Objectives: Clostridium difficile infection (CDI) has increased to epidemic proportions over the past 15 years, and recurrence rates of 30-65% with failure to respond to multiple courses of antimicrobials are common. The aim of this study was to report the efficacy of fecal microbiota transplantation (FMT) in patients with recurrent CDI in five geographically disparate medical centers across the United States.
Methods: A multicenter long-term follow-up study was performed on the use of FMT for recurrent CDI. We were able to contact 77 of 94 eligible patients who had colonoscopic FMT for recurrent CDI ≥ 3 months before. Respondents completed a 36-item questionnaire via mail and/or phone that solicited pre-FMT, post-FMT, and donor data. Study outcomes included primary cure rate (resolution of symptoms without recurrence within 90 days of FMT) and secondary cure rate (resolution of symptoms after one further course of vancomycin with or without repeat FMT).

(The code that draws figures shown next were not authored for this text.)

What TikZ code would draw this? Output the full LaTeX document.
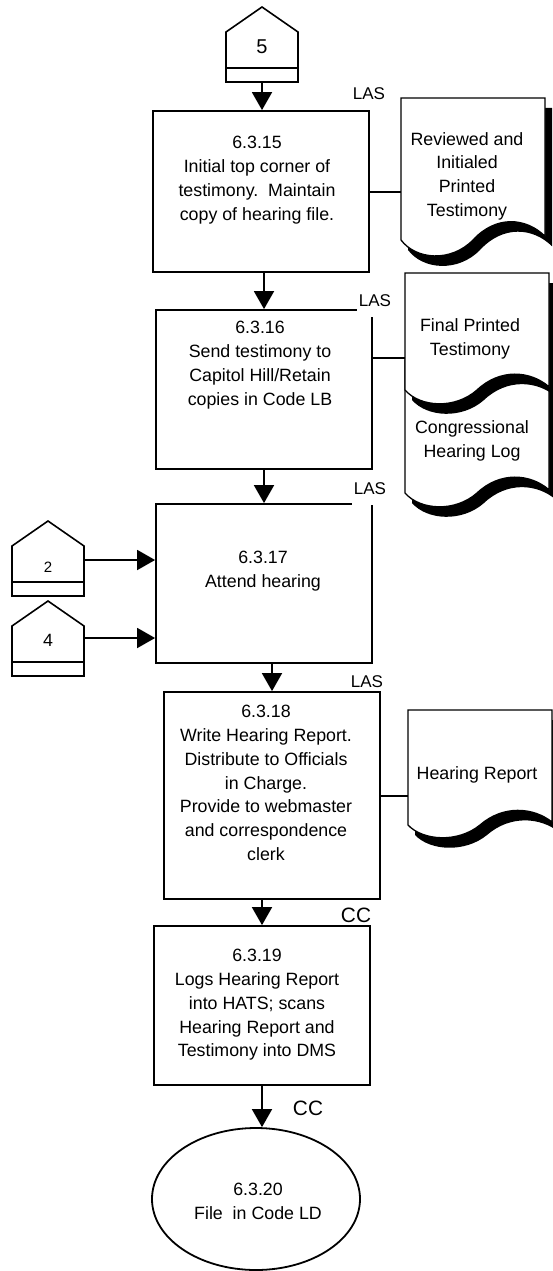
\documentclass[tikz,border=0pt]{standalone}
\usepackage{fontspec}
\setmainfont{Liberation Sans}
\usetikzlibrary{arrows.meta,shapes.geometric,calc}

% off-page connector: name, cx, shoulderY, textY, text, fontsize
\newcommand{\offpage}[6]{%
  \draw[conn] ({#2-36},#3) -- (#2,{#3-25}) -- ({#2+36},#3) -- ({#2+36},{#3+50}) -- ({#2-36},{#3+50}) -- cycle;
  \draw[conn] ({#2-36},{#3+36}) -- ({#2+36},{#3+36});
  \node[font=\fontsize{#6}{#6}\selectfont] (#1) at (#2,#4) {#5};
  \coordinate (#1-b) at (#2,{#3+50});
}
% document shape: style, L, T, h, amplitude
\newcommand{\docdraw}[5]{%
  \path[#1] (#2,#3) -- ({#2+144},#3) -- ({#2+144},{#3+#4-0.25*#5})
   .. controls ({#2+125},{#3+#4-1.5*#5}) and ({#2+95},{#3+#4-1.67*#5}) .. ({#2+72},{#3+#4})
   .. controls ({#2+50},{#3+#4+1.5*#5}) and ({#2+15},{#3+#4+1.33*#5}) .. (#2,{#3+#4}) -- cycle;}

\begin{document}
\begin{tikzpicture}[x=1pt,y=-1pt,
  every node/.style={inner sep=0pt},
  proc/.style={draw, line width=1.8pt, minimum width=216pt, fill=white},
  conn/.style={line width=1.6pt, line join=miter},
  link/.style={line width=1.8pt},
  arr/.style={line width=1.8pt, -{Triangle[length=18pt,width=20pt]}},
  txt/.style={align=center, font=\fontsize{17.8}{23.8}\selectfont},
  lab/.style={font=\fontsize{17}{17}\selectfont},
  cclab/.style={font=\fontsize{20.8}{20.8}\selectfont},
  docline/.style={draw, line width=1.3pt, fill=white},
  docshadow/.style={fill=black, shift={(7,10)}}]
\useasboundingbox[fill=white] (0,0) rectangle (552,1271);

% process boxes
\node[proc, minimum height=161pt] (b1) at (261,191.5) {};
\node[proc, minimum height=159pt] (b2) at (264,389.5) {};
\node[proc, minimum height=159pt] (b3) at (264,583.5) {};
\node[proc, minimum height=207pt] (b4) at (272,795.5) {};
\node[proc, minimum height=159pt] (b5) at (262,1005.5) {};
\node[ellipse, draw, line width=1.8pt, minimum width=208pt, minimum height=142pt] (e) at (256,1199) {};

\node[txt] (t1) at (257,180) {6.3.15\\Initial top corner of\\testimony.\ \ Maintain\\copy of hearing file.};
\node[txt] (t2) at (260,365) {6.3.16\\Send testimony to\\Capitol Hill/Retain\\copies in Code LB};
\node[txt] (t3) at (263,571) {6.3.17\\Attend hearing};
\node[txt] (t4) at (266,783) {6.3.18\\Write Hearing Report.\\Distribute to Officials\\in Charge.\\Provide to webmaster\\and correspondence\\clerk};
\node[txt] (t5) at (257,1005) {6.3.19\\Logs Hearing Report\\into HATS; scans\\Hearing Report and\\Testimony into DMS};
\node[txt] (t6) at (258,1201) {6.3.20\\File\ \ in Code LD};

% labels
\node[lab] (l1) at (369,94) {LAS};
\node[lab, anchor=base, fill=white, text depth=11pt, inner xsep=2pt] (l2) at (375,306) {LAS};
\node[lab, anchor=base, fill=white, text depth=11pt, inner xsep=2pt] (l3) at (370,494) {LAS};
\node[lab] (l4) at (367,682) {LAS};
\node[cclab] (cc1) at (356,915) {CC};
\node[cclab] (cc2) at (308,1108) {CC};

% off-page connectors
\offpage{c5}{262}{32}{47}{5}{20}
\offpage{c2}{48}{546}{567}{2}{15}
\offpage{c4}{48}{626}{640}{4}{17.8}
\coordinate (c2r) at (84,560);
\coordinate (c4r) at (84,638);

% documents
\docdraw{docshadow}{401}{98}{142}{15}
\docdraw{docline}{401}{98}{142}{15}
\docdraw{docshadow}{405}{360}{133}{13}
\docdraw{docline}{405}{360}{133}{13}
\docdraw{docshadow}{405}{273}{117}{13}
\docdraw{docline}{405}{273}{117}{13}
\docdraw{docshadow}{408}{710}{115}{12}
\docdraw{docline}{408}{710}{115}{12}

\node[txt, font=\fontsize{17.8}{23.6}\selectfont] (d1) at (467,176) {Reviewed and\\Initialed\\Printed\\Testimony};
\node[txt, font=\fontsize{17.8}{23.6}\selectfont] (d2) at (470,339) {Final Printed\\Testimony};
\node[txt, font=\fontsize{17.8}{23.6}\selectfont] (d3) at (472,441) {Congressional\\Hearing Log};
\node[txt] (d4) at (477,775) {Hearing Report};
\coordinate (d1-w) at (401,192);
\coordinate (d2-w) at (405,358);
\coordinate (d4-w) at (408,796);

% connectors
\draw[link] (b1.east |- d1-w) -- (d1-w);
\draw[link] (b2.east |- d2-w) -- (d2-w);
\draw[link] (b4.east |- d4-w) -- (d4-w);

\draw[arr] (c5-b) -- (c5-b |- b1.north);
\draw[arr] (b2.north |- b1.south) -- (b2.north);
\draw[arr] (b3.north |- b2.south) -- (b3.north);
\draw[arr] (b4.north |- b3.south) -- (b4.north);
\draw[arr] (b5.north |- b4.south) -- (b5.north);
\draw[arr] (b5.south) -- (b5.south |- e.north);
\draw[arr] (c2r) -- (c2r -| b3.west);
\draw[arr] (c4r) -- (c4r -| b3.west);
\end{tikzpicture}
\end{document}
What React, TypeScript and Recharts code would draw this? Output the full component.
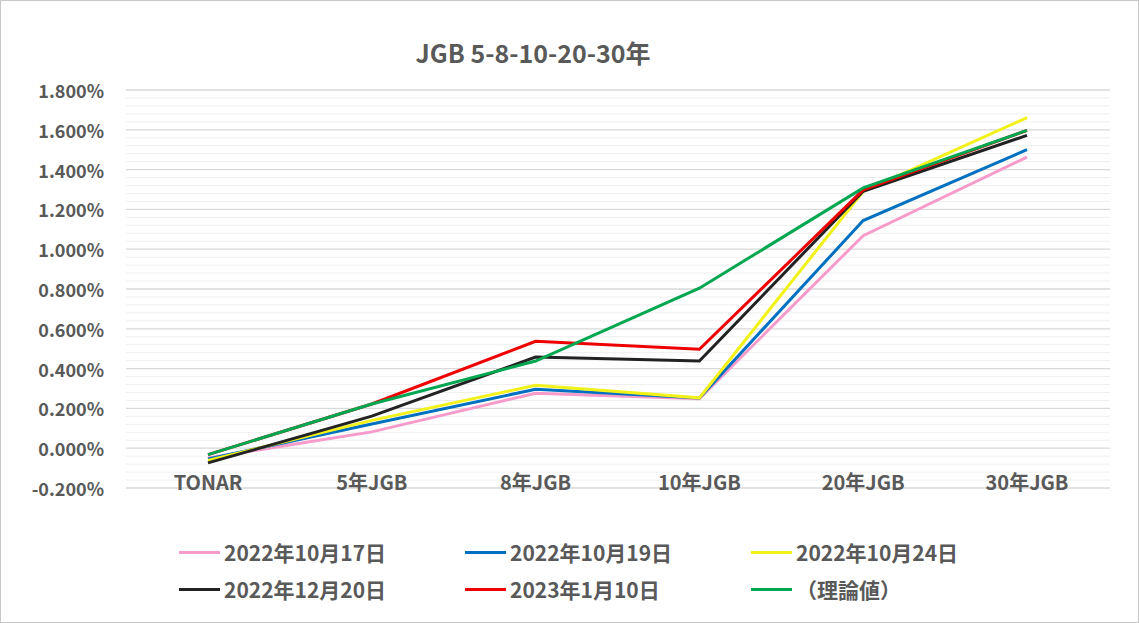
import React from "react"
import { LineChart, Line, XAxis, YAxis, ReferenceLine } from "recharts"

const categories = ["TONAR", "5年JGB", "8年JGB", "10年JGB", "20年JGB", "30年JGB"]

const oct17 = [-0.049, 0.082, 0.276, 0.248, 1.068, 1.463]
const oct19 = [-0.054, 0.122, 0.296, 0.252, 1.144, 1.5]
const oct24 = [-0.062, 0.14, 0.316, 0.253, 1.29, 1.661]
const dec20 = [-0.074, 0.161, 0.458, 0.438, 1.291, 1.572]
const jan10 = [-0.032, 0.222, 0.537, 0.497, 1.298, 1.597]
const theory = [-0.032, 0.222, 0.438, 0.804, 1.308, 1.597]

const yTicks = [-0.2, 0, 0.2, 0.4, 0.6, 0.8, 1.0, 1.2, 1.4, 1.6, 1.8]

const series = [
  { key: "oct17", name: "2022年10月17日", color: "#F79BCB", values: oct17 },
  { key: "oct19", name: "2022年10月19日", color: "#0070C0", values: oct19 },
  { key: "oct24", name: "2022年10月24日", color: "#F2F21A", values: oct24 },
  { key: "dec20", name: "2022年12月20日", color: "#222222", values: dec20 },
  { key: "jan10", name: "2023年1月10日", color: "#EE0000", values: jan10 },
  { key: "theory", name: "（理論値）", color: "#00A650", values: theory },
]

const data = categories.map((cat, i) => {
  const row: Record<string, string | number> = { cat }
  series.forEach((s) => {
    row[s.key] = s.values[i]
  })
  return row
})

// minor gridlines every 0.04%
const minorLines: number[] = []
for (let i = 0; i <= 50; i++) {
  const v = Math.round((-0.2 + i * 0.04) * 1000) / 1000
  if (!yTicks.some((t) => Math.abs(t - v) < 1e-6)) minorLines.push(v)
}

const font = "'Noto Sans CJK JP', 'Noto Sans', sans-serif"
const textColor = "#595959"

const YTick = (props: any) => {
  const { y, payload } = props
  return (
    <text x={103} y={y} textAnchor="end" dominantBaseline="central" fill={textColor}
      fontFamily={font} fontWeight={700} fontSize={18}>
      {payload.value.toFixed(3) + "%"}
    </text>
  )
}

const XTick = (props: any) => {
  const { x, payload } = props
  return (
    <text x={x} y={480} textAnchor="middle" dominantBaseline="central" fill={textColor}
      fontFamily={font} fontWeight={700} fontSize={20}>
      {payload.value}
    </text>
  )
}

export default function App() {
  return (
    <div style={{ position: "absolute", left: 0, top: 0, width: 1139, height: 623, boxSizing: "border-box", border: "1px solid #c8c8c8", background: "#fff", fontFamily: font }}>
      <div style={{ position: "absolute", left: 0, width: 1064, top: 33, textAlign: "center", fontSize: 25, fontWeight: 700, color: textColor }}>
        JGB 5-8-10-20-30年
      </div>
      <LineChart width={1137} height={621} data={data} margin={{ top: 89, right: 28, bottom: 104, left: 0 }}
        style={{ position: "absolute", left: 0, top: 0 }}>
        {minorLines.map((v) => (
          <ReferenceLine key={"m" + v} y={v} stroke="#efefef" strokeWidth={1} />
        ))}
        {yTicks.map((v) => (
          <ReferenceLine key={"M" + v} y={v} stroke="#d9d9d9" strokeWidth={1.3} />
        ))}
        <XAxis dataKey="cat" axisLine={false} tickLine={false} height={30} padding={{ left: 82, right: 83 }}
          tick={<XTick />} interval={0} />
        <YAxis domain={[-0.2, 1.8]} ticks={yTicks} width={125} axisLine={false} tickLine={false}
          tick={<YTick />} allowDataOverflow />
        {series.map((s) => (
          <Line key={s.key} dataKey={s.key} name={s.name} stroke={s.color} strokeWidth={3}
            dot={false} activeDot={false} isAnimationActive={false} type="linear" />
        ))}
      </LineChart>
      <div style={{ position: "absolute", left: 178, top: 536, width: 900 }}>
        {series.map((s, i) => (
          <div key={s.key} style={{ position: "absolute", left: (i % 3) * 286, top: Math.floor(i / 3) * 37, height: 30, display: "flex", alignItems: "center", whiteSpace: "nowrap", color: textColor, fontSize: 21, fontWeight: 700 }}>
            <span style={{ display: "inline-block", width: 41, height: 3, background: s.color, marginRight: 4 }} />
            <span>{s.name}</span>
          </div>
        ))}
      </div>
    </div>
  )
}
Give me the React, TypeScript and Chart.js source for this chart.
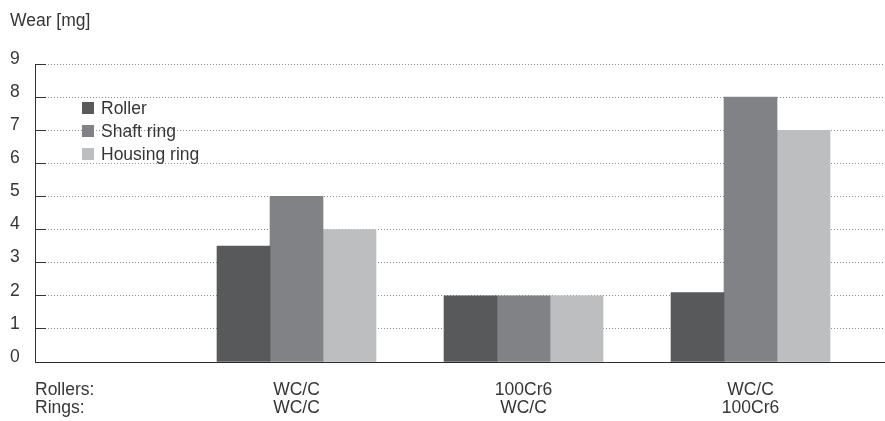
import React, { useEffect, useRef } from 'react';
import { Chart, registerables } from 'chart.js';

Chart.register(...registerables);

// ---- data ----
const seriesNames = ['Roller', 'Shaft ring', 'Housing ring'];
const rollerWear = [3.5, 2, 2.1];
const shaftRingWear = [5, 2, 8];
const housingRingWear = [4, 2, 7];
const groupX = [1, 2, 3];
const rollerMaterials = ['Rollers:', 'WC/C', '100Cr6', 'WC/C'];
const ringMaterials = ['Rings:', 'WC/C', 'WC/C', '100Cr6'];
const yAxisTitle = 'Wear [mg]';

// ---- styles ----
const seriesColors = ['#58595b', '#808285', '#bcbec0'];
const textColor = '#363636';
const fontFamily = '"Liberation Sans", Arial, Helvetica, sans-serif';
const fontSize = 17.5;
const X_MIN = -0.152;
const X_MAX = 3.588;

export default function App() {
  const ref = useRef<HTMLCanvasElement>(null);

  useEffect(() => {
    if (!ref.current) return;
    const seriesValues = [rollerWear, shaftRingWear, housingRingWear];
    const font = { family: fontFamily, size: fontSize, weight: 'normal' as const };
    const chart = new Chart(ref.current, {
      type: 'bar',
      data: {
        datasets: seriesNames.map((name, i) => ({
          label: name,
          data: groupX.map((x, j) => ({ x, y: seriesValues[i][j] })),
          backgroundColor: seriesColors[i],
          borderWidth: 0,
          barThickness: 53,
        })),
      },
      options: {
        responsive: false,
        animation: false,
        layout: { padding: { left: 10, right: 1, top: 0, bottom: 0 } },
        plugins: {
          legend: { display: false },
          tooltip: { enabled: false },
          title: {
            display: true,
            text: yAxisTitle,
            align: 'start',
            color: textColor,
            font: { ...font, lineHeight: 1.2 },
            padding: { top: 11, bottom: 32 },
          },
        },
        scales: {
          x: {
            type: 'linear',
            offset: false,
            min: X_MIN,
            max: X_MAX,
            afterBuildTicks: (s: any) => {
              s.ticks = [X_MIN, ...groupX, X_MAX].map((v) => ({ value: v }));
            },
            afterFit: (s: any) => {
              s.height = 59;
              s.paddingLeft = 0;
              s.paddingRight = 0;
            },
            grid: { display: false, drawTicks: false, offset: false },
            border: { display: true, color: '#2a2a2a', width: 1 },
            ticks: {
              align: 'inner',
              autoSkip: false,
              maxRotation: 0,
              minRotation: 0,
              padding: 19,
              color: textColor,
              font: { ...font, lineHeight: 18 / fontSize },
              callback: (_v: any, i: number) =>
                i < rollerMaterials.length ? [rollerMaterials[i], ringMaterials[i]] : '',
            },
          },
          y: {
            min: 0,
            max: 9,
            afterFit: (s: any) => {
              s.width = 25;
            },
            ticks: {
              stepSize: 1,
              color: textColor,
              font,
              crossAlign: 'far',
              labelOffset: -5,
              padding: 0,
            },
            grid: {
              color: (ctx: any) => (ctx.tick && ctx.tick.value === 0 ? 'rgba(0,0,0,0)' : '#8e8e8e'),
              lineWidth: 1,
              drawTicks: true,
              tickLength: -11,
              tickColor: '#333333',
              tickWidth: 1,
            },
            border: { display: true, color: '#333333', width: 1, dash: [1, 2] },
          },
        },
      } as any,
    });
    return () => chart.destroy();
  }, []);

  return (
    <div style={{ position: 'absolute', left: 0, top: 0, width: 885, height: 421, background: '#fff' }}>
      <canvas ref={ref} width={885} height={421} style={{ display: 'block', width: 885, height: 421 }} />
      <div
        style={{
          position: 'absolute',
          left: 82,
          top: 96.5,
          fontFamily,
          fontSize,
          color: textColor,
        }}
      >
        {seriesNames.map((name, i) => (
          <div key={name} style={{ display: 'flex', alignItems: 'center', height: 23, lineHeight: '23px' }}>
            <span style={{ display: 'inline-block', width: 12, height: 12, background: seriesColors[i], marginRight: 7 }} />
            <span>{name}</span>
          </div>
        ))}
      </div>
    </div>
  );
}
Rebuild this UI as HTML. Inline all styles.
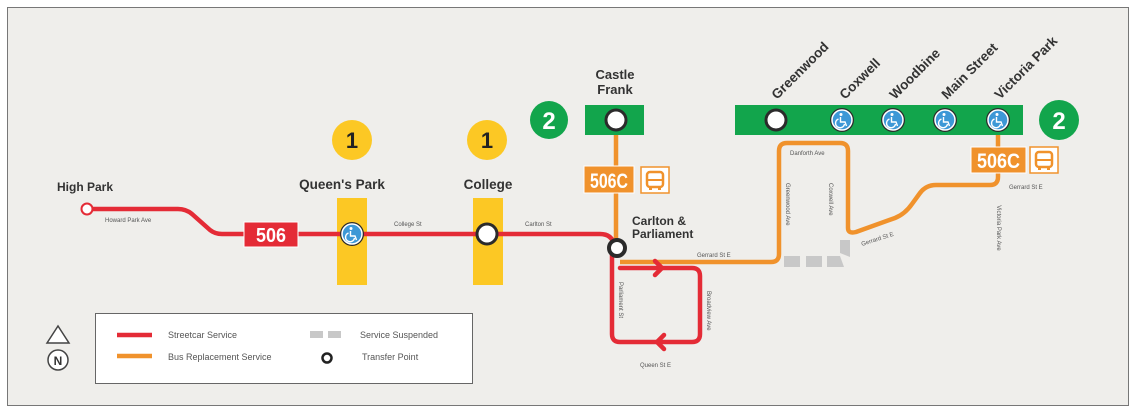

Results: Seventy-three percent of patients were women and the average age was 65 years. The long-term follow-up period ranged from 3 to 68 months between FMT and data collection (mean: 17 months). The majority of patients were living independently at the time of FMT; however, 40% were ill enough to be hospitalized, homebound, or living in a skilled nursing facility. Spouses and partners accounted for 60% of donors and 27% were either first-degree relatives or otherwise related to the patient. The average symptom duration before FMT was 11 months and patients had failed an average of five conventional antimicrobial regimens; nonetheless, 74% of patients had resolution of their diarrhea in ≤ 3 days. Diarrhea resolved in 82% and improved in 17% of patients within an average of 5 days after FMT. The primary cure rate was 91%. Seven patients either failed to respond or experienced early CDI recurrence (≤ 90 days) after FMT. Four of these patients were successfully treated with vancomycin with or without probiotics; two patients were treated unsuccessfully with vancomycin, but subsequent FMT was successful; one patient was not treated and died in hospice care of unclear cause. The secondary cure rate was 98%. All late recurrences of CDI occurred in the setting of antimicrobial therapy for treatment of infections unrelated to C. difficile. In all, 53% of patients stated they would have FMT as their preferred first treatment option if CDI were to recur. While no definite adverse effects of FMT were noted, two patients had improvement in a pre-existing medical condition and four patients developed diseases of potential interest after FMT.
Conclusions: FMT is a rational, durable, safe, and acceptable treatment option for patients with recurrent CDI.